Картина, например, должна быть осве­щена некоторым определенным светом, рассеянным, белым, достаточной силы, однородным, а не цветным, не пятнами и т. д., и вне этого требуемого освещения она как предмет искусства, т. е. как эстетический феномен, не живет. Осветить кар­тину красным светом, если она написана для освещения белым, — это значит убить эстетический феномен как тако­вой, ибо рама, холст и краски — вовсе не произведение искус­ства. Подобно сему, поместить архитектурное произведение в пространстве туманном или слушать музыкальное произведе­ние в зале с плохой акустикой — это опять значит исказить или уничтожить эстетический феномен. Но и более того: есть условия восприятия художественных произведений, так ска­зать, отрицательного характера; нельзя, например, слушать симфонию или смотреть картину в помещении, наполненном невыносимо зловонными газами, и эти отрицательные усло­вия, раз не соблюденные в некоторой определенной их качественности, вклиниваются в стиль произведения, разрушают единство формы и содержания и тем уничтожают произведе­ние как таковое. Как положительно, так и отрицательно худо­жественное произведение есть центр целого пучка условий, при которых оно только и возможно как художественное, и вне своих конститутивных условий оно как художественное просто не существует. Для станковой живописи мы подби­раем раму и фон, для статуи — драпировку, для здания — окружающую его совокупность цветовых пятен и воздушных пространств, для музыки общий характер одновременных с  нею впечатлений. Чем сложнее условия жизни данного произ­ведения, тем легче исказить его стиль, тем легче сделать лож­ный шаг, незаметно уводящий с плоскости подлинной худо­жественности и ведущий к бесстилию.

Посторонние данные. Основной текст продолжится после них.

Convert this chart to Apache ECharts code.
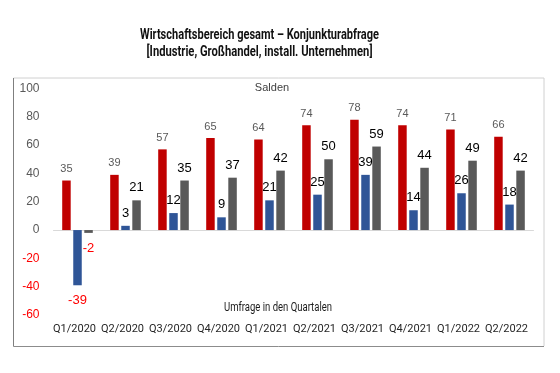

Это общее положение в особенности относится к искусству цер­ковному. Эстетика недавнего прошлого считала себя вправе свысока смотреть на русскую икону; в настоящее время глаза эстетов раскрылись на эту сторону церковного искусства. Но  этот первый шаг, к сожалению, — пока еще только первый, и нередко эстетическое недомыслие и недочувствие, по кото­рому икона воспринимается как самостоятельная вещь, нахо­дящаяся обычно в храме, случайно помещенная в храме, но с успехом могущая быть перенесенной в аудиторию, в музей, в салон или еще уж не знаю куда. Я позволил себе назвать недо­мыслием этот отрыв одной из сторон церковного искусства от целостного организма храмового действа как синтеза искусств, как той художественной среды, в которой, и только в которой, икона имеет свой подлинный художественный смысл и может созерцаться в своей подлинной художествен­ности. Даже самый легкий анализ любой из сторон церковного искусства покажет связанность этой стороны с другими, — я лично убежден, — со всеми, — но нам сейчас достаточно отме­тить хотя бы некоторые, почти наудачу взятые, взаимнообусловленности сторон церковного искусства.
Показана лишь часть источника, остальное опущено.